In 1995 when Larry Page and Sergey Brin met for the first time little did they know that they were going to change the course of history in just about a year. The technology of the web at that time was rudimentary - say, to look up the list of every page that links to another, one would need to check every other website on the net. While one could read the code to find out where a webpage links, one could only find out where it is linked from another page.
Larry Page's project, Backrub, sought to qualify these backlinks. However, it amounted to a mammoth task involving huge computing resources and complex mathematics, where he was helped by Sergey Brin.

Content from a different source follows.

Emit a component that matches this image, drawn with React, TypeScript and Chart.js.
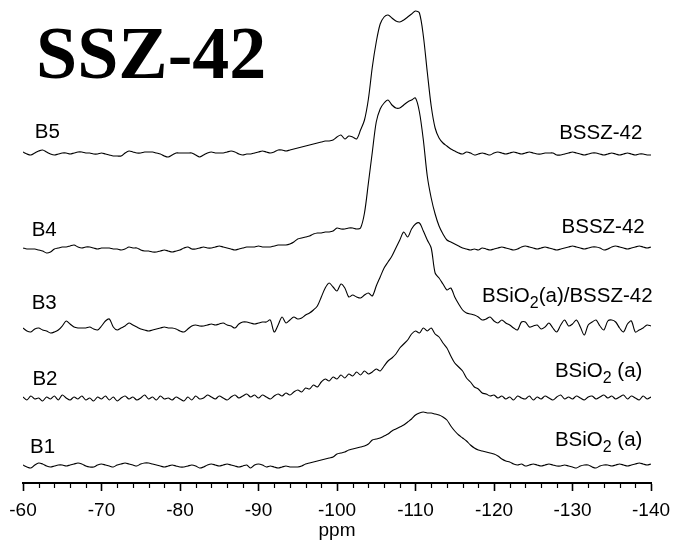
import React, { useEffect, useRef } from 'react';
import { Chart, registerables } from 'chart.js';

Chart.register(...registerables);

// Chemical shift grid (ppm), 0.5 ppm sampling from -60 to -140
const ppm: number[] = Array.from({ length: 161 }, (_, i) => -(60 + i * 0.5));

// Vertical stacking offsets of the spectra (intensity units)
const seriesNames = ['B1', 'B2', 'B3', 'B4', 'B5'];
const offsets = [18, 85, 155, 235, 329];

// Intensities (relative to each spectrum's baseline)
const b1 = [
  0, -2, -3, 0, 2, 1, -1, -2, -1, 0,
  0, -1, 0, 1, 2, 1, -1, -2, -2, 0,
  1, 0, -1, -2, 0, 1, 2, 1, 0, -1,
  1, 2, 2, 1, 0, -1, -2, -1, 0, -1,
  -2, -2, -1, 0, -1, -3, -2, 0, 1, 0,
  -1, 0, 1, 0, -1, -2, -1, 0, -3, 0,
  1, 0, -2, -1, -2, -3, -2, -1, -2, -2,
  -2, -1, 1, 2, 3, 4, 5, 6, 7, 8,
  11, 12, 13, 15, 16, 17, 18, 19, 21, 25,
  26, 27, 29, 31, 34, 36, 38, 40, 43, 46,
  50, 52, 53, 52, 52, 51, 50, 48, 45, 39,
  34, 30, 27, 24, 20, 17, 15, 14, 13, 12,
  11, 9, 6, 4, 3, 1, 0, 1, -1, 0,
  1, 0, -1, 0, 1, 0, -1, -1, 0, -1,
  -2, -3, -1, 0, 0, -2, -3, -1, 0, 0,
  -1, 0, 1, 0, -1, 0, 1, 2, 1, 0,
  1,
];

const b2 = [
  1, -2, 2, -1, 0, -3, 1, -1, 2, -2,
  3, 0, -2, 1, -1, 2, -2, 0, -3, 1,
  -1, 2, -2, 1, -3, 0, 2, -1, 1, -2,
  0, 3, -1, 1, -2, 2, -1, 0, -2, 1,
  -1, -3, 1, -2, 2, -1, 0, 3, 1, -1,
  2, 0, -2, 1, 3, 0, 2, 4, 1, 3,
  0, 3, 1, -1, 2, 4, 2, 5, 3, 6,
  8, 6, 10, 9, 13, 11, 16, 19, 17, 21,
  19, 23, 20, 24, 22, 26, 23, 27, 24, 26,
  29, 27, 32, 37, 40, 44, 50, 54, 58, 64,
  67, 65, 70, 67, 70, 64, 61, 55, 50, 42,
  35, 31, 27, 20, 16, 11, 9, 5, 4, 2,
  3, 0, 2, -1, 1, -2, 2, 0, -1, 2,
  -2, 1, -1, 2, 0, -2, 1, 3, -1, 1,
  -1, 2, 0, -2, 1, 2, -1, 1, 3, 0,
  2, -1, 1, 3, -1, 2, 0, -2, 2, -1,
  1,
];

const b3 = [
  0, -3, -4, -1, 0, -2, -3, -5, -4, -2,
  2, 7, 4, 1, 0, 0, 0, 1, -1, -2,
  2, 7, 9, 1, -2, 0, 2, 5, 3, 1,
  -1, -2, -3, -2, -1, 0, 1, 0, 0, -1,
  -3, -4, -1, 2, 3, 2, 2, 3, 4, 3,
  4, 5, 3, 2, 0, 4, 6, 6, 5, 4,
  5, 6, 6, 8, -4, 3, 11, 5, 8, 11,
  9, 10, 13, 15, 18, 22, 31, 40, 45, 41,
  37, 44, 40, 31, 33, 31, 30, 33, 35, 32,
  42, 51, 60, 66, 72, 80, 88, 96, 91, 99,
  104, 105, 97, 88, 80, 55, 50, 44, 38, 40,
  31, 24, 18, 15, 14, 13, 11, 8, 9, 11,
  7, 5, 8, 5, 3, 0, -2, 6, 6, 1,
  2, 3, -1, 1, 5, 0, -4, 3, 8, 2,
  4, 8, 1, -7, 3, 6, 8, 2, -2, 7,
  8, 6, 0, -4, 4, 7, -4, -2, 0, 3,
  2,
];

const b4 = [
  0, -1, -1, -1, -2, -3, -5, -4, -1, 0,
  1, 1, 2, 3, 1, 0, 1, 1, 0, -1,
  0, 0, 0, -1, -1, -2, -1, 1, 0, 0,
  -2, -3, -3, -4, -4, -3, -2, -3, -4, -3,
  -2, 0, 1, -1, -1, 0, 1, 0, 0, 1,
  2, 1, 0, -1, -2, -1, 0, 1, 1, 1,
  2, 1, 1, 1, 2, 3, 3, 3, 4, 6,
  9, 10, 11, 12, 14, 15, 15, 16, 16, 17,
  20, 19, 19, 20, 20, 19, 20, 35, 65, 96,
  126, 139, 145, 148, 143, 140, 140, 143, 146, 148,
  150, 136, 108, 72, 50, 34, 22, 14, 8, 6,
  4, 2, 0, -1, -2, -1, -2, 0, -1, -2,
  -1, 0, 1, 0, -1, -2, -1, 1, 2, 1,
  0, -1, 0, 1, 0, -1, -2, -1, 0, 1,
  2, 1, 0, -1, 0, 1, 1, 0, -2, -1,
  1, 2, 1, 0, -1, 0, 1, 2, 1, 0,
  1,
];

const b5 = [
  2, 0, -1, 1, 3, 4, 2, 0, -1, 0,
  1, 1, 0, 1, 2, 2, 1, 1, 0, 0,
  1, 0, -1, -2, -2, -2, 1, 3, 2, 1,
  1, 2, 2, 2, 1, 0, -2, -3, -1, 1,
  1, 1, 1, 1, -1, -3, -1, 1, 2, 1,
  1, 1, 2, 3, 2, 0, -1, 0, 0, 1,
  2, 3, 2, 1, 2, 4, 4, 3, 4, 5,
  6, 7, 8, 9, 10, 11, 12, 13, 13, 14,
  17, 19, 15, 18, 17, 15, 24, 34, 55, 87,
  112, 130, 137, 139, 136, 133, 132, 134, 137, 140,
  143, 141, 118, 82, 48, 26, 16, 11, 8, 5,
  3, 1, 0, 2, 1, -1, 0, 1, 0, -1,
  1, 2, 1, 0, 1, 2, 1, 0, 1, 2,
  1, 0, 0, 1, 1, 1, -1, -1, 0, 1,
  2, 1, 0, -1, 0, 1, 1, 0, -1, 0,
  1, 0, -1, 0, 1, 0, -1, 0, 0, -1,
  -1,
];

const seriesValues = [b1, b2, b3, b4, b5];

// Minor tick positions (every 2 ppm, excluding the labelled multiples of 10)
const minorTicks: number[] = [];
for (let v = -62; v > -140; v -= 2) if (v % 10 !== 0) minorTicks.push(v);

const chartTitle = 'SSZ-42';
const axisTitle = 'ppm';

// Text labels: parts with "_" prefix are subscripts
type Label = { parts: string[]; x: number; y: number; align: 'left' | 'right' };
const leftLabels: Label[] = [
  { parts: ['B5'], x: -61.5, y: 345, align: 'left' },
  { parts: ['B4'], x: -61.1, y: 247, align: 'left' },
  { parts: ['B3'], x: -61.1, y: 174, align: 'left' },
  { parts: ['B2'], x: -61.2, y: 98, align: 'left' },
  { parts: ['B1'], x: -60.9, y: 30, align: 'left' },
];
const rightLabels: Label[] = [
  { parts: ['BSSZ-42'], x: -138.9, y: 344, align: 'right' },
  { parts: ['BSSZ-42'], x: -139.2, y: 250, align: 'right' },
  { parts: ['BSiO', '_2', '(a)/BSSZ-42'], x: -140.2, y: 181, align: 'right' },
  { parts: ['BSiO', '_2', ' (a)'], x: -138.9, y: 106, align: 'right' },
  { parts: ['BSiO', '_2', ' (a)'], x: -138.9, y: 37, align: 'right' },
];

const SANS = '"Liberation Sans", Arial, Helvetica, sans-serif';
const SERIF = '"Liberation Serif", "Times New Roman", Times, serif';
const LABEL_SIZE = 20.5;

const annotate = {
  id: 'annotate',
  afterDraw(chart: any) {
    const { ctx } = chart;
    const xs = chart.scales.x;
    const ys = chart.scales.y;
    ctx.save();
    // minor ticks
    ctx.strokeStyle = '#000';
    ctx.lineWidth = 1.2;
    minorTicks.forEach((v) => {
      const px = Math.round(xs.getPixelForValue(v)) + 0.5;
      ctx.beginPath();
      ctx.moveTo(px, xs.top);
      ctx.lineTo(px, xs.top + 5);
      ctx.stroke();
    });
    // big title
    ctx.fillStyle = '#000';
    ctx.textAlign = 'left';
    ctx.textBaseline = 'alphabetic';
    ctx.font = `bold 74px ${SERIF}`;
    ctx.fillText(chartTitle, 36, 78);

    const normalFont = `${LABEL_SIZE}px ${SANS}`;
    const subFont = `${LABEL_SIZE * 0.78}px ${SANS}`;
    const drawLabel = (lab: Label) => {
      const segs = lab.parts.map((p) => {
        const sub = p.startsWith('_');
        const text = sub ? p.slice(1) : p;
        ctx.font = sub ? subFont : normalFont;
        return { text, sub, w: ctx.measureText(text).width };
      });
      const total = segs.reduce((a, s) => a + s.w, 0);
      let x = xs.getPixelForValue(lab.x);
      const y = ys.getPixelForValue(lab.y);
      if (lab.align === 'right') x -= total;
      segs.forEach((s) => {
        ctx.font = s.sub ? subFont : normalFont;
        ctx.fillText(s.text, x, s.sub ? y + 6 : y);
        x += s.w;
      });
    };
    leftLabels.forEach(drawLabel);
    rightLabels.forEach(drawLabel);
    ctx.restore();
  },
};

export default function App() {
  const ref = useRef<HTMLCanvasElement>(null);
  useEffect(() => {
    if (!ref.current) return;
    const datasets = seriesValues.map((vals, k) => ({
      label: seriesNames[k],
      data: ppm.map((p, i) => ({ x: p, y: offsets[k] + vals[i] })),
      borderColor: '#000',
      borderWidth: 1.1,
      pointRadius: 0,
      fill: false,
      tension: 0.3,
    }));
    const chart = new Chart(ref.current, {
      type: 'line',
      data: { datasets },
      options: {
        animation: false,
        responsive: false,
        devicePixelRatio: 1,
        layout: { padding: { left: 23, right: 22, top: 8, bottom: 0 } },
        plugins: { legend: { display: false }, tooltip: { enabled: false } },
        scales: {
          x: {
            type: 'linear',
            position: 'bottom',
            min: -140,
            max: -60,
            reverse: true,
            afterFit: (s: any) => {
              s.height = 61;
              s.paddingLeft = 0;
              s.paddingRight = 0;
            },
            ticks: {
              stepSize: 10,
              color: '#000',
              autoSkip: false,
              maxRotation: 0,
              padding: 8,
              font: { family: SANS, size: 19 },
            },
            grid: {
              display: true,
              drawOnChartArea: false,
              drawTicks: true,
              tickLength: 8,
              tickWidth: 1.6,
              tickColor: '#000',
            },
            border: { display: true, color: '#000', width: 2 },
            title: {
              display: true,
              text: axisTitle,
              color: '#000',
              font: { family: SANS, size: 19 },
              padding: { top: 0, bottom: 2 },
            },
          },
          y: { display: false, min: 0, max: 475 },
        },
      } as any,
      plugins: [annotate],
    });
    return () => chart.destroy();
  }, []);
  return (
    <div style={{ position: 'absolute', left: 0, top: 0, width: 673, height: 544 }}>
      <canvas ref={ref} width={673} height={544} style={{ display: 'block' }} />
    </div>
  );
}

In 1996 Page and Brin started experimenting with the homepage of Stanford, where both were studying. Both soon came up with their breakthrough idea - the PageRank algorithm, as mentioned in a report in The Guardian.
What the algorithm did was give more weight to links that came from more authoritative pages. The idea was similar to an academic paper - the more backlinks a site had, the more it was likely to be a good source.
Moreover, this allowed Page and Brin to rank search results not only by keywords but by credibility. Backrub got better as the web expanded.
In August 1996, Backrub became Google - a play on the term googol. Googol denotes the large number of 10 to the power of 100. In decimation, it is written as the digit 1, followed by a 100 zeroes. Now, when you search for anything, Google will offer you multiple results highlighted in the end of the page with multiple 'O's. The more the number of search results, the more the Os in Google.
The first version of Google appeared on the Stanford site. The system consumed so much bandwidth that it would take down the whole of Stanford's internet connection regularly but would still allow users to search all of 24 million pages it had stored in its database.